La légende du dessin paraît assez arbitraire. En effet, rien dans le projet ne caractérise l'intérieur d'une ville. Le rempart, cantonné de tours carrées, témoigne du caractère imprenable de la ville. La décoration de cette construction emprunte à l'architecture médiévale ou moyen-orientale les herses et les mâchicoulis. Des trophées d'armes aux pieds des tours évoquent le mythe d'Hercule, faisant allusion à un "âge d'or " de la fortification. Les personnages figurés sur le chemin de ronde et sous les portes donnent la mesure de l'échelle cyclopéenne du projet, dans lequel l'homme apparaît subordonné à l'architecture.

  
  

Entrée de ville de guerre

Boullée présente plusieurs variations sur le thème de la muraille. Tours et mâchicoulis sont posés sur un socle où prend place " une file de guerriers que l'on a lieu de croire invincibles " Au-dessus des trois portes, des inscriptions viennent rappeler les victoires de ces soldats de bronze. Au centre, la muraille reçoit les armes de cette ville imaginaire, entourées d'une couronne de laurier soutenue par des Victoires ailées.

  
Portes de ville

La porte triomphale repose sur un socle à refends qui ajoute à la massivité du monument. Les canons fumants accompagnent la file de guerriers de bronze. Des personnages drapés à l'antique animent l'édifice et lui donnent une consistance ou une réalité poétique, sans qu'il soit possible d'identifier précisément ni le lieu, ni l'époque. Le ciel tourmenté et la fumée des canons annoncent une époque troublée.

  
Le décor de la seconde porte reprend le thème des trophées. Boullée ajoute des boulets de canons qui doivent être mis en rapport avec le patronyme de l'architecte et font en quelque sorte office de signature. Les claveaux des archivoltes des différentes baies sont, quant à eux, autant de canons qui montrent la puissance de la ville. Dans chaque créneau, un canon encore fumant évoque la salve qui vient juste d'être tirée. " Des trophées formés d'armures de géants guerriers " complètent le décor.
  

Projet de fort

" L'ensemble du fort présente un donjon circulaire flanqué de tours carrées placées dans les diagonales de la grande tour. Les intervalles de ces tours sont remplis par un amoncellement de boulets, en sorte qu'ils en sont encombrés. La porte qui lui sert de fermeture est annoncée par le bouclier d'Achille.
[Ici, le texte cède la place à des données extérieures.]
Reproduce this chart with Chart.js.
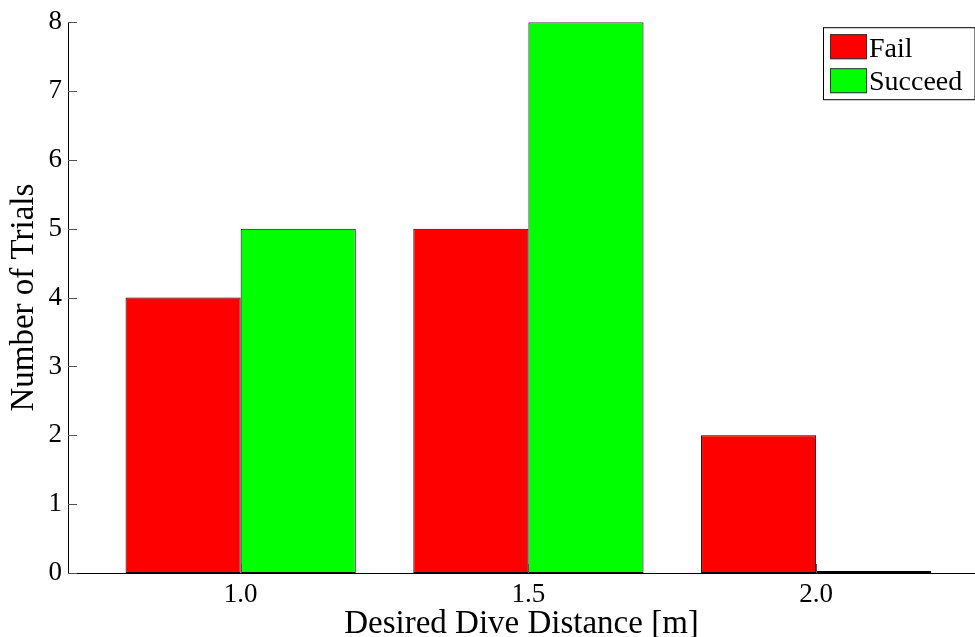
<!DOCTYPE html>
<html lang="en">
<head>
    <meta charset="UTF-8">
    <title>Desired Dive Distance</title>
    <script src="https://cdn.jsdelivr.net/npm/chart.js"></script>
    <style>
        body {
            margin: 0;
            background-color: #ffffff;
        }

        #chart-container {
            width: 975px;
            height: 637px;
        }
    </style>
</head>
<body>
    <div id="chart-container">
        <canvas id="diveChart"></canvas>
    </div>

    <script>
        // Data
        const categories = [1.0, 1.5, 2.0];
        const failValues = [4, 5, 2];
        const succeedValues = [5, 8, 0];
        const yTicks = [0, 1, 2, 3, 4, 5, 6, 7, 8];

        const serif = "'Liberation Serif', 'DejaVu Serif', serif";

        // Tick marks pointing into the plot (MATLAB style)
        const innerTicks = {
            id: 'innerTicks',
            afterDraw(chart) {
                const ctx = chart.ctx;
                const area = chart.chartArea;
                const x = chart.scales.x;
                const y = chart.scales.y;
                ctx.save();
                ctx.strokeStyle = '#555555';
                ctx.lineWidth = 1;
                ctx.beginPath();
                yTicks.forEach(v => {
                    const py = Math.round(y.getPixelForValue(v)) + 0.5;
                    ctx.moveTo(area.left, py);
                    ctx.lineTo(area.left + 9, py);
                });
                categories.forEach(v => {
                    const px = Math.round(x.getPixelForValue(v)) + 0.5;
                    ctx.moveTo(px, area.bottom);
                    ctx.lineTo(px, area.bottom - 9);
                });
                ctx.stroke();
                ctx.restore();
            }
        };

        // Boxed legend in the top right corner
        const boxLegend = {
            id: 'boxLegend',
            afterDraw(chart) {
                const ctx = chart.ctx;
                const area = chart.chartArea;
                const left = 823, top = area.top + 5;
                const right = area.right - 0.5;
                ctx.save();
                ctx.fillStyle = '#ffffff';
                ctx.fillRect(left, top, right - left, 72);
                ctx.strokeStyle = '#000000';
                ctx.lineWidth = 1;
                ctx.strokeRect(left + 0.5, top + 0.5, right - left, 72);
                ctx.font = '28px ' + serif;
                ctx.textBaseline = 'alphabetic';
                chart.data.datasets.forEach((ds, i) => {
                    const sy = top + 7 + i * 34;
                    ctx.fillStyle = ds.backgroundColor;
                    ctx.fillRect(830, sy, 37, 25);
                    ctx.strokeStyle = '#333333';
                    ctx.strokeRect(830.5, sy + 0.5, 36, 24);
                    ctx.fillStyle = '#000000';
                    ctx.fillText(ds.label, 869, top + 30 + i * 33);
                });
                ctx.restore();
            }
        };

        const config = {
            type: 'bar',
            data: {
                datasets: [{
                    label: 'Fail',
                    data: categories.map((c, i) => ({ x: c, y: failValues[i] })),
                    backgroundColor: '#ff0000',
                    borderColor: '#000000',
                    borderWidth: 1,
                    borderSkipped: false,
                    inflateAmount: 0
                }, {
                    label: 'Succeed',
                    data: categories.map((c, i) => ({ x: c, y: succeedValues[i] })),
                    backgroundColor: '#00ff00',
                    borderColor: '#000000',
                    borderWidth: 1,
                    borderSkipped: false,
                    inflateAmount: 0,
                    minBarLength: 2
                }]
            },
            options: {
                responsive: true,
                maintainAspectRatio: false,
                animation: false,
                layout: { padding: { top: 20, right: 0, left: 0, bottom: 0 } },
                datasets: {
                    bar: { categoryPercentage: 0.8, barPercentage: 1.0 }
                },
                plugins: {
                    legend: { display: false },
                    tooltip: { enabled: false }
                },
                scales: {
                    x: {
                        type: 'linear',
                        min: 0.7,
                        max: 2.276,
                        offset: false,
                        afterBuildTicks: scale => {
                            scale.ticks = categories.map(v => ({ value: v }));
                        },
                        afterFit: scale => { scale.height = 64; },
                        grid: { display: false, drawTicks: false },
                        border: { display: true, color: '#000000', width: 1 },
                        ticks: {
                            color: '#000000',
                            padding: 6,
                            font: { family: serif, size: 27 },
                            callback: v => Number(v).toFixed(1)
                        },
                        title: {
                            display: true,
                            text: 'Desired Dive Distance [m]',
                            color: '#000000',
                            padding: { top: 0, bottom: -7 },
                            font: { family: serif, size: 33 }
                        }
                    },
                    y: {
                        min: 0,
                        max: 8,
                        afterBuildTicks: scale => {
                            scale.ticks = yTicks.map(v => ({ value: v }));
                        },
                        afterFit: scale => { scale.width = 68; },
                        grid: { display: false, drawTicks: false },
                        border: { display: true, color: '#000000', width: 1 },
                        ticks: {
                            color: '#000000',
                            padding: 6,
                            font: { family: serif, size: 27 }
                        },
                        title: {
                            display: true,
                            text: 'Number of Trials',
                            color: '#000000',
                            padding: { top: 5, bottom: 0 },
                            font: { family: serif, size: 33 }
                        }
                    }
                }
            },
            plugins: [innerTicks, boxLegend]
        };

        new Chart(document.getElementById('diveChart'), config);
    </script>
</body>
</html>
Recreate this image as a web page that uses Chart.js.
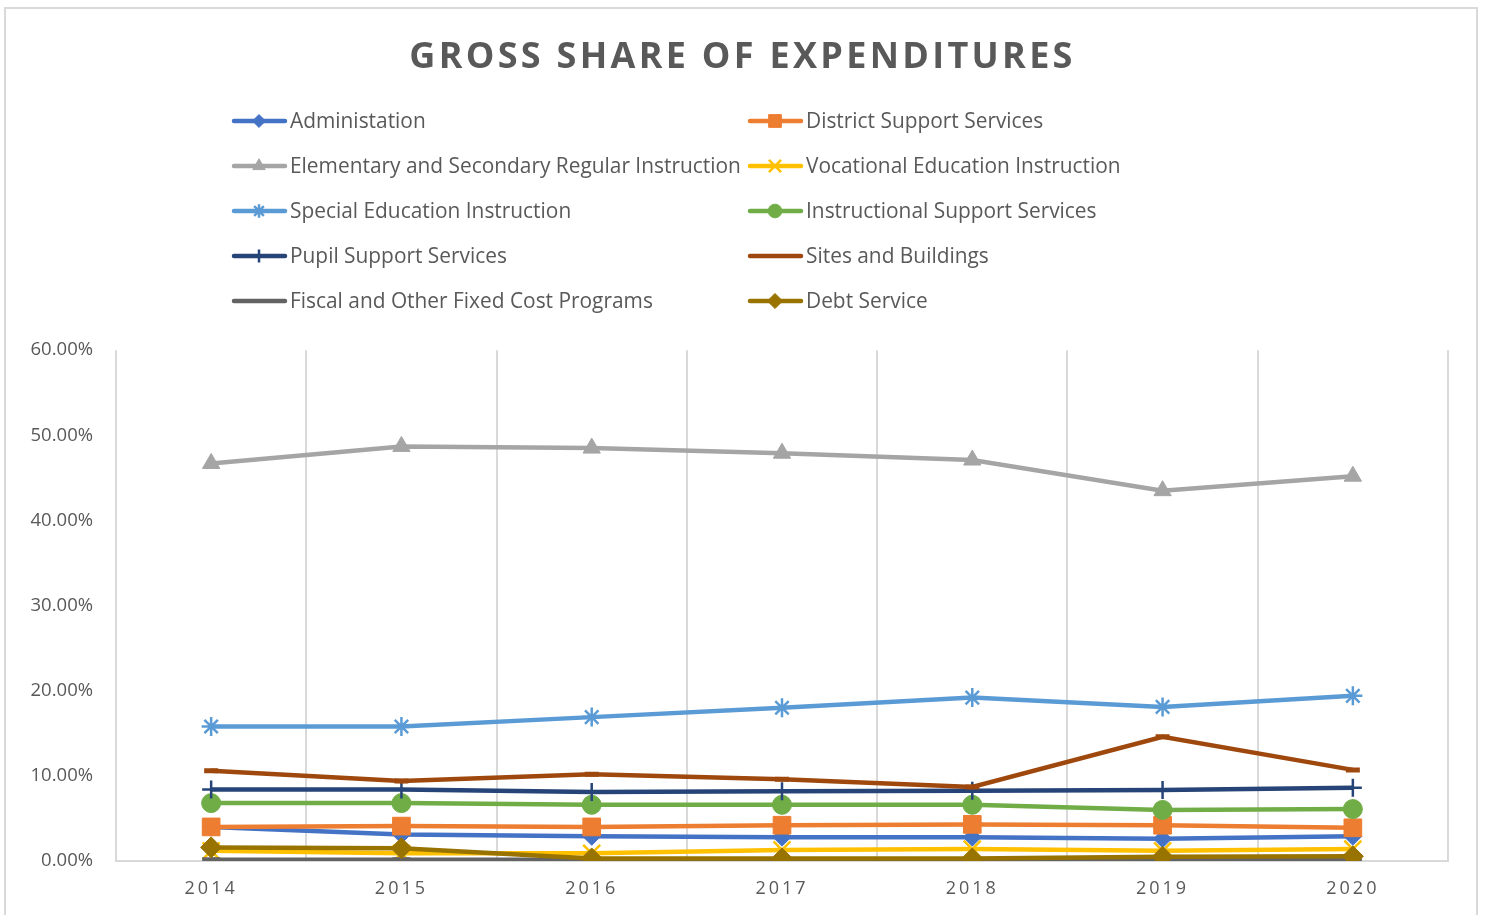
<!DOCTYPE html>
<html>
<head>
<meta charset="utf-8">
<script src="https://cdn.jsdelivr.net/npm/chart.js@4.4.0/dist/chart.umd.min.js"></script>
<style>
  html, body { margin: 0; padding: 0; background: #ffffff; }
  #wrap { position: relative; width: 1485px; height: 915px; overflow: hidden; }
  #frame { position: absolute; left: 4px; top: 7px; width: 1474px; height: 940px; border: 2px solid #d9d9d9; box-sizing: border-box; }
  #c { position: absolute; left: 0; top: 0; }
</style>
</head>
<body>
<div id="wrap">
  <div id="frame"></div>
  <canvas id="c" width="1485" height="915"></canvas>
</div>
<script>
// ---- data (percent of gross expenditures) ----
const years = ['2014', '2015', '2016', '2017', '2018', '2019', '2020'];
const yTicks = [0, 10, 20, 30, 40, 50, 60];

const administration   = [4.0, 3.1, 2.9, 2.8, 2.8, 2.6, 2.9];
const districtSupport  = [4.0, 4.1, 4.0, 4.2, 4.3, 4.2, 3.9];
const elementarySec    = [46.7, 48.7, 48.5, 47.9, 47.1, 43.5, 45.2];
const vocational       = [1.2, 0.9, 0.9, 1.3, 1.4, 1.2, 1.4];
const specialEd        = [15.8, 15.8, 16.9, 18.0, 19.2, 18.1, 19.4];
const instrSupport     = [6.8, 6.8, 6.6, 6.6, 6.6, 6.0, 6.1];
const pupilSupport     = [8.4, 8.4, 8.1, 8.2, 8.25, 8.35, 8.6];
const sitesBuildings   = [10.6, 9.4, 10.2, 9.6, 8.7, 14.6, 10.7];
const fiscalFixed      = [0.15, 0.15, 0.15, 0.15, 0.15, 0.15, 0.15];
const debtService      = [1.6, 1.5, 0.3, 0.3, 0.3, 0.5, 0.55];

const seriesNames = [
  'Administation', 'District Support Services',
  'Elementary and Secondary Regular Instruction', 'Vocational Education Instruction',
  'Special Education Instruction', 'Instructional Support Services',
  'Pupil Support Services', 'Sites and Buildings',
  'Fiscal and Other Fixed Cost Programs', 'Debt Service'
];
const seriesData = [administration, districtSupport, elementarySec, vocational, specialEd,
  instrSupport, pupilSupport, sitesBuildings, fiscalFixed, debtService];
const seriesColors = ['#4472C4', '#ED7D31', '#A5A5A5', '#FFC000', '#5B9BD5',
  '#70AD47', '#264478', '#9E480E', '#636363', '#997300'];
const seriesMarkers = ['rectRot', 'rect', 'triangle', 'crossRot', 'star',
  'circle', 'cross', 'line', 'line', 'rectRot'];
const markerRadius = [9, 12.5, 10, 12, 9.5, 9.5, 9, 7, 9, 10.5];
const markerBorder = [1, 1, 1, 2.5, 2.5, 1, 2.5, 5, 5, 1];

const TEXT = '#595959';
const FONT = "'Open Sans', 'Noto Sans', sans-serif";

const datasets = seriesNames.map((name, i) => ({
  label: name,
  data: seriesData[i],
  borderColor: seriesColors[i],
  backgroundColor: seriesColors[i],
  borderWidth: 4.5,
  pointStyle: seriesMarkers[i],
  pointRadius: markerRadius[i],
  pointHoverRadius: markerRadius[i],
  pointBorderWidth: markerBorder[i],
  pointBackgroundColor: seriesColors[i],
  pointBorderColor: seriesColors[i],
  tension: 0,
  order: seriesNames.length - 1 - i
}));

// letter-spacing helper for title and x labels; title centred on the whole frame
const spacingPlugin = {
  id: 'spacing',
  beforeDraw(chart) {
    const tb = chart.titleBlock;
    if (tb && !tb._spaced) {
      const orig = tb.draw.bind(tb);
      tb.draw = function () {
        const ctx = chart.ctx; ctx.save();
        ctx.letterSpacing = '3.3px';
        ctx.translate(chart.width / 2 - (tb.left + tb.right) / 2, 0);
        orig(); ctx.restore();
      };
      tb._spaced = true;
    }
    const xs = chart.scales.x;
    if (xs && !xs._spaced) {
      const origL = xs.drawLabels.bind(xs);
      xs.drawLabels = function (a) {
        const ctx = chart.ctx; ctx.save(); ctx.letterSpacing = '3px'; origL(a); ctx.restore();
      };
      xs._spaced = true;
    }
  }
};

// two-column legend like the reference
const legendPlugin = {
  id: 'twoColLegend',
  afterDraw(chart) {
    const ctx = chart.ctx;
    const cols = [232, 748];
    const rows = [121, 166, 211, 256, 301];
    ctx.save();
    ctx.font = '20px ' + FONT;
    const w = ctx.measureText(seriesNames[2]).width;
    const size = Math.min(22, 20 * 451 / w);
    chart.data.datasets.forEach((ds, i) => {
      const lx = cols[i % 2];
      const y = rows[Math.floor(i / 2)];
      ctx.strokeStyle = ds.borderColor;
      ctx.fillStyle = ds.borderColor;
      ctx.lineWidth = 4.5;
      ctx.lineCap = 'round';
      ctx.beginPath(); ctx.moveTo(lx + 2, y); ctx.lineTo(lx + 53, y); ctx.stroke();
      ctx.lineCap = 'butt';
      if (ds.pointStyle !== 'line') {
        ctx.lineWidth = ds.pointBorderWidth;
        Chart.helpers.drawPoint(ctx, {
          pointStyle: ds.pointStyle, rotation: 0,
          radius: ds.pointRadius * 0.72, borderWidth: ds.pointBorderWidth
        }, lx + 27, y);
      }
      ctx.fillStyle = TEXT;
      ctx.font = size + 'px ' + FONT;
      ctx.textAlign = 'left';
      ctx.textBaseline = 'middle';
      ctx.fillText(ds.label, lx + 58, y + 1.5);
    });
    ctx.restore();
  }
};

new Chart(document.getElementById('c'), {
  type: 'line',
  data: { labels: years, datasets },
  plugins: [spacingPlugin, legendPlugin],
  options: {
    responsive: false,
    animation: false,
    events: [],
    layout: { padding: { left: 0, right: 37, top: 0, bottom: -2 } },
    plugins: {
      legend: { display: false },
      tooltip: { enabled: false },
      title: {
        display: true,
        text: 'GROSS SHARE OF EXPENDITURES',
        color: TEXT,
        font: { family: FONT, size: 36, weight: 'bold', lineHeight: 1.2 },
        padding: { top: 36, bottom: 271 }
      }
    },
    scales: {
      x: {
        offset: true,
        grid: { display: true, offset: true, color: '#d9d9d9', lineWidth: 2, drawTicks: false },
        border: { display: true, color: '#d9d9d9', width: 2 },
        ticks: { color: TEXT, font: { family: FONT, size: 18, lineHeight: 1.0 }, padding: 19 }
      },
      y: {
        min: 0, max: 60,
        afterBuildTicks(scale) { scale.ticks = yTicks.map(v => ({ value: v })); },
        afterFit(scale) { scale.width = 116; },
        grid: { display: false, drawTicks: false },
        border: { display: false },
        ticks: {
          color: TEXT, font: { family: FONT, size: 18.5 }, padding: 23,
          callback: v => Number(v).toFixed(2) + '%'
        }
      }
    }
  }
});
</script>
</body>
</html>
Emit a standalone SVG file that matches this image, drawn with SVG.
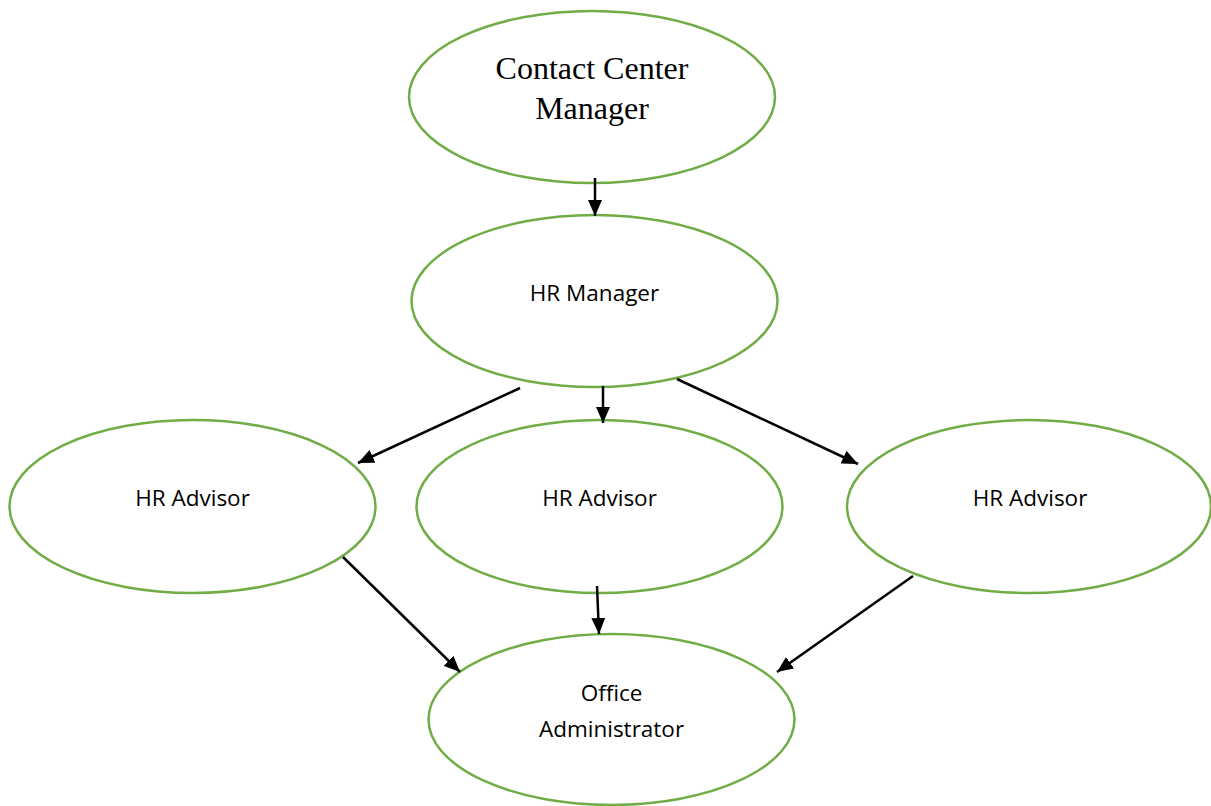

C'est ainsi que par ces énormes amas de munitions de guerre j'ai cherché tout à la fois et à caractériser ce monument et à manifester l'art. "

 
  

Fanal à étages

Le projet de fanal à étage n'est pas commenté dans l'Essai sur l'art. Il peut cependant être associé à l'une des portes de villes maritimes que l'architecte refuse de commenter car, dit-il, " on doit sentir que pour les bien juger il faut les voir ". Vraisemblablement, le phare doit marquer l'entrée du chenal d'une ville portuaire. Cependant, la décoration d'un tel édifice joue un rôle capital dans le dessin. En effet, Boullée tire sa "poésie de l'architecture " d'éléments pittoresques, comme les arcades qui couronnent chaque étage de la tour, au-dessus d'une rangée de meurtrières. Le caractère insolite de cet agencement illustre bien les recherches de Boullée. Par ailleurs, il cherche à tirer des effets " sublimes " d'un ciel tourmenté.


Fanal tronconique

La haute tour n'est probablement pas un phare. Implantée au milieu des terres, elle ne dispose semble-t-il d'aucun système d'éclairage. Il s'agirait donc plutôt d'une évocation de la tour de Babel, inspirée du fameux épisode de la Genèse (11 1-7). On connaît par ailleurs la passion de Boullée pour l'archéologie et les voyages comme en témoigne l'inventaire de sa bibliothèque. Une frise elliptique courre autour de la tour tronconique et représente une " farandole " de personnages qui gravissent l'escalier de la Connaissance.

  
Pont Louis XVI

Le projet du Pont Louis XVI reste l'un des plus polémique de l'œuvre de Boullée. En effet, en 1787 Boullée dessine ce projet, alors même que Perronet, le fameux ingénieur, directeur de l'école des Ponts et Chaussées, s'est vu attribuer la commande du pont Louis XVI (actuel pont de la Concorde) entre la place louis XV et le palais Bourbon. Dans l'Essai sur l'art (f° 130), Boullée explique comment grâce à une décoration choisie il transforme un habile travail d'ingénieur en ouvrage d'art. La dimension historique du projet apparaît de prime abord dans l'utilisation des bateaux pour habiller les piles du pont. Elles sont une double référence aux premiers ponts de bois construits dans l'Antiquité et à la nef des armes de la ville de Paris. Boullée rejoint ici les projets de son confrère Ledoux qui imagine dans son Architecture, parue en 1804, un pont sur la Loue qui a également la forme d'un pont de bateaux. Boullée ajoute cependant un long bas-relief sur le tablier, encadré de dédicaces gravées.